======== Records supplied

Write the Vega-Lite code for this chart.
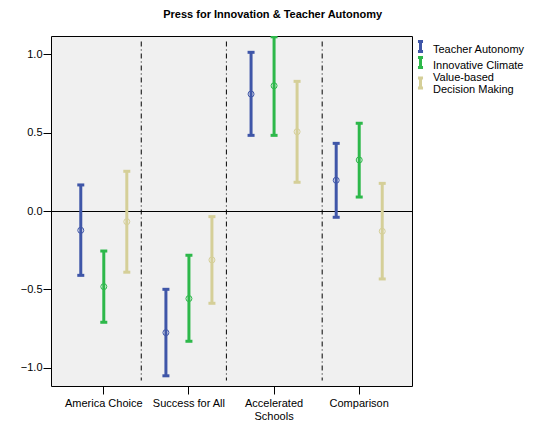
{
  "$schema": "https://vega.github.io/schema/vega-lite/v6.json",
  "autosize": "none",
  "padding": {"left": 51, "top": 36, "right": 129, "bottom": 59},
  "width": 361,
  "height": 350,
  "title": {
    "text": "Press for Innovation & Teacher Autonomy",
    "font": "Liberation Sans", "fontSize": 11, "fontWeight": "bold",
    "anchor": "middle", "frame": "bounds", "offset": 15, "color": "black"
  },
  "config": {
    "view": {"fill": "#F0F0F0", "stroke": "black", "strokeWidth": 1},
    "font": "Liberation Sans",
    "axis": {
      "labelFont": "Liberation Sans", "labelFontSize": 11, "labelColor": "black",
      "tickColor": "black", "tickSize": 8, "domain": false, "grid": false
    },
    "legend": {"labelFont": "Liberation Sans", "labelFontSize": 11, "labelColor": "black"}
  },
  "data": {
    "values": [
      {"group": "America Choice", "series": "Teacher Autonomy", "lo": -0.41, "hi": 0.166, "mean": -0.123},
      {"group": "America Choice", "series": "Innovative Climate", "lo": -0.709, "hi": -0.255, "mean": -0.482},
      {"group": "America Choice", "series": "Value-based Decision Making", "lo": -0.39, "hi": 0.253, "mean": -0.068},
      {"group": "Success for All", "series": "Teacher Autonomy", "lo": -1.05, "hi": -0.499, "mean": -0.775},
      {"group": "Success for All", "series": "Innovative Climate", "lo": -0.83, "hi": -0.282, "mean": -0.558},
      {"group": "Success for All", "series": "Value-based Decision Making", "lo": -0.588, "hi": -0.036, "mean": -0.312},
      {"group": "Accelerated Schools", "series": "Teacher Autonomy", "lo": 0.482, "hi": 1.011, "mean": 0.745},
      {"group": "Accelerated Schools", "series": "Innovative Climate", "lo": 0.482, "hi": 1.11, "mean": 0.798},
      {"group": "Accelerated Schools", "series": "Value-based Decision Making", "lo": 0.183, "hi": 0.826, "mean": 0.505},
      {"group": "Comparison", "series": "Teacher Autonomy", "lo": -0.04, "hi": 0.431, "mean": 0.196},
      {"group": "Comparison", "series": "Innovative Climate", "lo": 0.089, "hi": 0.559, "mean": 0.325},
      {"group": "Comparison", "series": "Value-based Decision Making", "lo": -0.433, "hi": 0.176, "mean": -0.129}
    ]
  },
  "encoding": {
    "x": {
      "field": "group", "type": "nominal",
      "sort": ["America Choice", "Success for All", "Accelerated Schools", "Comparison"],
      "scale": {"paddingInner": 0, "paddingOuter": 0.12},
      "axis": {
        "title": null, "labelAngle": 0, "labelPadding": 3,
        "labelExpr": "datum.label == 'Accelerated Schools' ? ['Accelerated', 'Schools'] : datum.label"
      }
    },
    "xOffset": {
      "field": "series", "type": "nominal",
      "sort": ["Teacher Autonomy", "Innovative Climate", "Value-based Decision Making"],
      "scale": {"paddingInner": 0, "paddingOuter": 0.35}
    },
    "color": {
      "field": "series", "type": "nominal",
      "sort": ["Teacher Autonomy", "Innovative Climate", "Value-based Decision Making"],
      "scale": {"range": ["#3F56A8", "#2DB84A", "#D5CF98"]},
      "legend": {
        "title": null, "orient": "none", "legendX": 362, "legendY": 6, "padding": 0,
        "symbolType": "M-0.42,-0.85H0.42M0,-0.85V0.85M-0.42,0.85H0.42",
        "symbolSize": 144, "symbolStrokeWidth": 3, "labelOffset": 5, "rowPadding": -10,
        "labelExpr": "datum.label == 'Value-based Decision Making' ? ['Value-based', 'Decision Making'] : datum.label",
        "encode": {
          "symbols": {"update": {"y": {"signal": "datum.value == 'Value-based Decision Making' ? 9 : 4.5"}}},
          "labels": {"update": {"lineHeight": {"value": 12}, "dy": {"signal": "datum.value == 'Value-based Decision Making' ? -4 : 0"}}}
        }
      }
    }
  },
  "layer": [
    {
      "mark": {"type": "rule", "color": "black", "strokeWidth": 1, "yOffset": 0.5},
      "encoding": {"y": {"datum": 0, "type": "quantitative"}, "x": null, "xOffset": null, "color": null}
    },
    {
      "transform": [{"filter": "datum.series == 'Teacher Autonomy' && datum.group != 'Comparison' && datum.group != 'Accelerated Schools'"}],
      "mark": {"type": "rule", "color": "black", "strokeWidth": 1, "strokeDash": [5, 3, 1, 3]},
      "encoding": {
        "x": {"field": "group", "type": "nominal", "bandPosition": 0.94,
              "sort": ["America Choice", "Success for All", "Accelerated Schools", "Comparison"]},
        "xOffset": null, "color": null,
        "y": {"datum": 1.08, "type": "quantitative"},
        "y2": {"datum": -1.08}
      }
    },
    {
      "transform": [{"filter": "datum.series == 'Teacher Autonomy' && datum.group == 'Accelerated Schools'"}],
      "mark": {"type": "rule", "color": "black", "strokeWidth": 1, "strokeDash": [5, 3, 1, 3]},
      "encoding": {
        "x": {"field": "group", "type": "nominal", "bandPosition": 1.065,
              "sort": ["America Choice", "Success for All", "Accelerated Schools", "Comparison"]},
        "xOffset": null, "color": null,
        "y": {"datum": 1.08, "type": "quantitative"},
        "y2": {"datum": -1.08}
      }
    },
    {
      "mark": {"type": "rule", "strokeWidth": 3},
      "encoding": {
        "y": {
          "field": "lo", "type": "quantitative",
          "scale": {"domain": [-1.115, 1.115], "nice": false, "zero": false},
          "axis": {"title": null, "values": [-1, -0.5, 0, 0.5, 1], "format": ".1f", "labelPadding": 1}
        },
        "y2": {"field": "hi"}
      }
    },
    {
      "mark": {"type": "tick", "thickness": 3, "size": 7, "opacity": 1},
      "encoding": {"y": {"field": "lo", "type": "quantitative"}}
    },
    {
      "mark": {"type": "tick", "thickness": 3, "size": 7, "opacity": 1, "clip": true},
      "encoding": {"y": {"field": "hi", "type": "quantitative"}}
    },
    {
      "mark": {"type": "point", "shape": "circle", "filled": false, "size": 36, "strokeWidth": 1, "opacity": 1},
      "encoding": {"y": {"field": "mean", "type": "quantitative"}}
    }
  ]
}
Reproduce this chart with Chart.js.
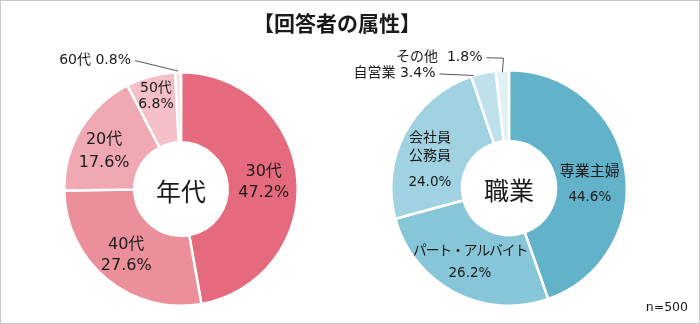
<!DOCTYPE html>
<html>
<head>
<meta charset="utf-8">
<script src="https://cdn.jsdelivr.net/npm/chart.js@4.4.1/dist/chart.umd.min.js"></script>
<style>
  html, body { margin: 0; padding: 0; background: #fff; }
  #wrap { position: relative; width: 700px; height: 324px; box-sizing: border-box; border: 1px solid #c8c8c8; overflow: hidden;
          font-family: "Noto Sans CJK JP", "Noto Sans", sans-serif; color: #1a1a1a; }
  canvas { position: absolute; top: -1px; }
  #title { position: absolute; left: 0; top: 6px; width: 672px; text-align: center; font-size: 21px; font-weight: bold; }
  #note { position: absolute; right: 11px; top: 298px; font-size: 12.5px; font-family: "DejaVu Sans", sans-serif; }
</style>
</head>
<body>
<div id="wrap">
  <canvas id="ageChart" width="350" height="324" style="left:-1px"></canvas>
  <canvas id="jobChart" width="350" height="324" style="left:349px"></canvas>
  <div id="title">【回答者の属性】</div>
  <div id="note">n=500</div>
</div>
<script>
// 年代
var ageLabels = ["30代", "40代", "20代", "50代", "60代"];
var ageValues = [47.2, 27.6, 17.6, 6.8, 0.8];
var ageColors = ["#E56A7D", "#EB909B", "#F0A9B2", "#F4BFC6", "#FAE0E4"];

// 職業
var jobLabels = ["専業主婦", "パート・アルバイト", "会社員公務員", "自営業", "その他"];
var jobValues = [44.6, 26.2, 24.0, 3.4, 1.8];
var jobColors = ["#62B2CA", "#87C6D8", "#A0D2E1", "#BFE1EB", "#E0F0F5"];

var FONT = '"DejaVu Sans", "Noto Sans CJK JP", sans-serif';
var TEXT = "#1a1a1a";

// label placement per slice (inside: radius + nudge, outside: leader line)
// lines: [text, font size, y offset from label centre]
var ageLabelCfg = [
  { lines: [["30代", 16, -10], ["{v}", 16, 11]], r: 83 },
  { lines: [["40代", 16, -10], ["{v}", 16, 11]], r: 86, dx: 0 },
  { lines: [["20代", 16, -11], ["{v}", 16, 12]], r: 85, dx: -4, dy: 6 },
  { lines: [["50代", 14, -8], ["{v}", 14, 8]], r: 96 },
  { outside: true, text: "60代 {v}", at: 0.5, r: 118, tx: -47, ty: -11, size: 14 }
];
var jobLabelCfg = [
  { lines: [["専業主婦", 15, -12], ["{v}", 13.5, 13]], r: 82, dy: 10 },
  { lines: [["パート・アルバイト", 14, -11, -1.3], ["{v}", 13.5, 11]], r: 84 },
  { lines: [["会社員", 14, -22], ["公務員", 14, -4], ["{v}", 13.5, 22]], r: 84, dx: -5, dy: 12 },
  { outside: true, text: "自営業 3.4%", at: 0.1, r: 118, tx: -38, ty: -2, size: 14 },
  { outside: true, text: "その他  1.8%", at: 0.5, r: 116, tx: -20, ty: -15, size: 14, elbow: true }
];

function fmt(v) { return v.toFixed(1) + "%"; }

function labelPlugin(cfgs, centerText) {
  return {
    id: "sliceLabels",
    afterDraw: function(chart) {
      var ctx = chart.ctx;
      var meta = chart.getDatasetMeta(0);
      var values = chart.data.datasets[0].data;
      ctx.save();
      ctx.fillStyle = TEXT;
      ctx.textBaseline = "middle";
      meta.data.forEach(function(arc, i) {
        var c = cfgs[i];
        var p = arc.getProps(["x", "y", "startAngle", "endAngle", "outerRadius"], true);
        var v = fmt(values[i]);
        if (c.outside) {
          var a = p.startAngle + c.at * (p.endAngle - p.startAngle);
          var ex = p.x + Math.cos(a) * c.r, ey = p.y + Math.sin(a) * c.r;
          var tx = ex + c.tx, ty = ey + c.ty;
          ctx.font = c.size + "px " + FONT;
          ctx.textAlign = "right";
          ctx.fillText(c.text.replace("{v}", v), tx, ty);
          ctx.strokeStyle = "#555";
          ctx.lineWidth = 1;
          ctx.beginPath();
          ctx.moveTo(tx + 4, ty + 0.5);
          if (c.elbow) {
            ctx.lineTo(ex + 1, ty + 1);
          }
          ctx.lineTo(ex, ey);
          ctx.stroke();
        } else {
          var m = (p.startAngle + p.endAngle) / 2;
          var cx = p.x + Math.cos(m) * c.r + (c.dx || 0);
          var cy = p.y + Math.sin(m) * c.r + (c.dy || 0);
          ctx.textAlign = "center";
          c.lines.forEach(function(ln) {
            ctx.font = ln[1] + "px " + FONT;
            ctx.letterSpacing = (ln[3] || 0) + "px";
            ctx.fillText(ln[0].replace("{v}", v), cx, cy + ln[2]);
          });
          ctx.letterSpacing = "0px";
        }
      });
      var a0 = meta.data[0];
      ctx.font = '25px "Noto Sans CJK JP", sans-serif';
      ctx.textAlign = "center";
      ctx.fillText(centerText, a0.x, a0.y + 2);
      ctx.restore();
    }
  };
}

function makeChart(id, labels, values, colors, cfgs, centerText, pad) {
  return new Chart(document.getElementById(id), {
    type: "doughnut",
    data: {
      labels: labels,
      datasets: [{
        data: values,
        backgroundColor: colors,
        borderColor: "#ffffff",
        borderWidth: 2.5
      }]
    },
    options: {
      responsive: false,
      animation: false,
      devicePixelRatio: 1,
      cutout: "40%",
      layout: { padding: pad },
      plugins: { legend: { display: false }, tooltip: { enabled: false } }
    },
    plugins: [labelPlugin(cfgs, centerText)]
  });
}

makeChart("ageChart", ageLabels, ageValues, ageColors, ageLabelCfg, "年代",
  { left: 63, right: 51, top: 71, bottom: 17 });
makeChart("jobChart", jobLabels, jobValues, jobColors, jobLabelCfg, "職業",
  { left: 40, right: 72, top: 69, bottom: 17 });
</script>
</body>
</html>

================

**Your goal**
Out of the preceding entries, pull every line containing the string "this".

**Complete output**
Write the Vega-Lite code for this chart.
Reproduce this chart with Chart.js.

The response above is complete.